▶ **Charts and diagrams as code**:
....

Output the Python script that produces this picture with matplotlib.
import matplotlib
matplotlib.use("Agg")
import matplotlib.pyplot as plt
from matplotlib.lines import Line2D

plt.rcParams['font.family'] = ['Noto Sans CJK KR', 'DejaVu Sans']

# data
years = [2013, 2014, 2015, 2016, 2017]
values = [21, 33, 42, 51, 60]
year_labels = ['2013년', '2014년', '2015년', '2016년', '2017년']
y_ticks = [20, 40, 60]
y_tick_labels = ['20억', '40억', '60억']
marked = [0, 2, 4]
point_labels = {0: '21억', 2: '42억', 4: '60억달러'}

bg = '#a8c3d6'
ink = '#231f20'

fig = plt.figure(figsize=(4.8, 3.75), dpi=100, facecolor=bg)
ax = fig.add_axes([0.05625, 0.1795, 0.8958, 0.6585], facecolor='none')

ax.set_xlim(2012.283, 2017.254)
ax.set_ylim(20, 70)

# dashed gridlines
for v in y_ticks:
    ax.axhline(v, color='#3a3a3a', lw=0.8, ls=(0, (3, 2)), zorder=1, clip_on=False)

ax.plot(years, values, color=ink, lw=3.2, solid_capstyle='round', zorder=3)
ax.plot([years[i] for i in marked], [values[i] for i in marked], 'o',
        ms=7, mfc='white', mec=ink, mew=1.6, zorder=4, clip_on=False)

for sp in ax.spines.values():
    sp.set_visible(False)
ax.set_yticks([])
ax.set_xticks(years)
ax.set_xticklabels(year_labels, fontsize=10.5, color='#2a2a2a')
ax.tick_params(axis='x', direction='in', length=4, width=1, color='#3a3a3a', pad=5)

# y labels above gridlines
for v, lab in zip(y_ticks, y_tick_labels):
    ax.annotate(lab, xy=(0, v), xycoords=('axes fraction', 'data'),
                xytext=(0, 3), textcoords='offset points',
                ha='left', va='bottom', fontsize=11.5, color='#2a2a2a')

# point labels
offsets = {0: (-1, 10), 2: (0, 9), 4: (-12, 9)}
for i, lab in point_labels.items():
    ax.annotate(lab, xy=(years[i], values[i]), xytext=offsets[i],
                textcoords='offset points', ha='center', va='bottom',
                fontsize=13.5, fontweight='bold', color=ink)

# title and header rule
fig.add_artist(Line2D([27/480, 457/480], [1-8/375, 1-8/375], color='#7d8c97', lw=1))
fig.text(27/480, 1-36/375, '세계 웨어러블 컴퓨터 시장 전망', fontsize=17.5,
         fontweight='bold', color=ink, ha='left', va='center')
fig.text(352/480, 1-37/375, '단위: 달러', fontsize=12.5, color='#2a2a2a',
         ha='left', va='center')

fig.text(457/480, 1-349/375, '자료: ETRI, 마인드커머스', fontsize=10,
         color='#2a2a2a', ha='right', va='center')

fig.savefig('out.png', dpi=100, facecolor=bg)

....

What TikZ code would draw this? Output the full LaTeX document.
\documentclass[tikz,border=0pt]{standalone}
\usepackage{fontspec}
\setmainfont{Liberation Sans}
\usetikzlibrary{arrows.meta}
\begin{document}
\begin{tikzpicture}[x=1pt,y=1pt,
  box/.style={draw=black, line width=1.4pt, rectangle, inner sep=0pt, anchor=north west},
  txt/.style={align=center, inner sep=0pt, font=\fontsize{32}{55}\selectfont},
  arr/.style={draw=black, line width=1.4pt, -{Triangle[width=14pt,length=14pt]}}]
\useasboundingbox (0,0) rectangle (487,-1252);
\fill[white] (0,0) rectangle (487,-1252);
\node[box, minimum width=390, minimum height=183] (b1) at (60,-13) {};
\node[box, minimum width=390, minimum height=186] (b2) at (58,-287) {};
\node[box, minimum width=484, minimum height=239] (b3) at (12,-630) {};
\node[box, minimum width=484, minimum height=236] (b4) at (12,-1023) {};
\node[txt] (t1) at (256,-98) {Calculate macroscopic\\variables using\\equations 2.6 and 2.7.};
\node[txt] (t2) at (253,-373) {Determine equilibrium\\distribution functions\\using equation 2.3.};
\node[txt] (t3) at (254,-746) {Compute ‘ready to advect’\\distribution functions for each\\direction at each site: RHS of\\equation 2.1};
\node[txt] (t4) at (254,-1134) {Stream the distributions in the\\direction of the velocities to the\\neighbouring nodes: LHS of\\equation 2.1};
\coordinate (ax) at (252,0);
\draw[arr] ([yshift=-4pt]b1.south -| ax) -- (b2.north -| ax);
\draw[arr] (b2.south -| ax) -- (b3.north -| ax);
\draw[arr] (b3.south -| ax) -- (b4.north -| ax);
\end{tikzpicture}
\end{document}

....

▶ **Requirements**: From the records above, pick out and copy each line holding the word "Output".

▶ **Reply to the exercise**:
Output the Python script that produces this picture with matplotlib.
What TikZ code would draw this? Output the full LaTeX document.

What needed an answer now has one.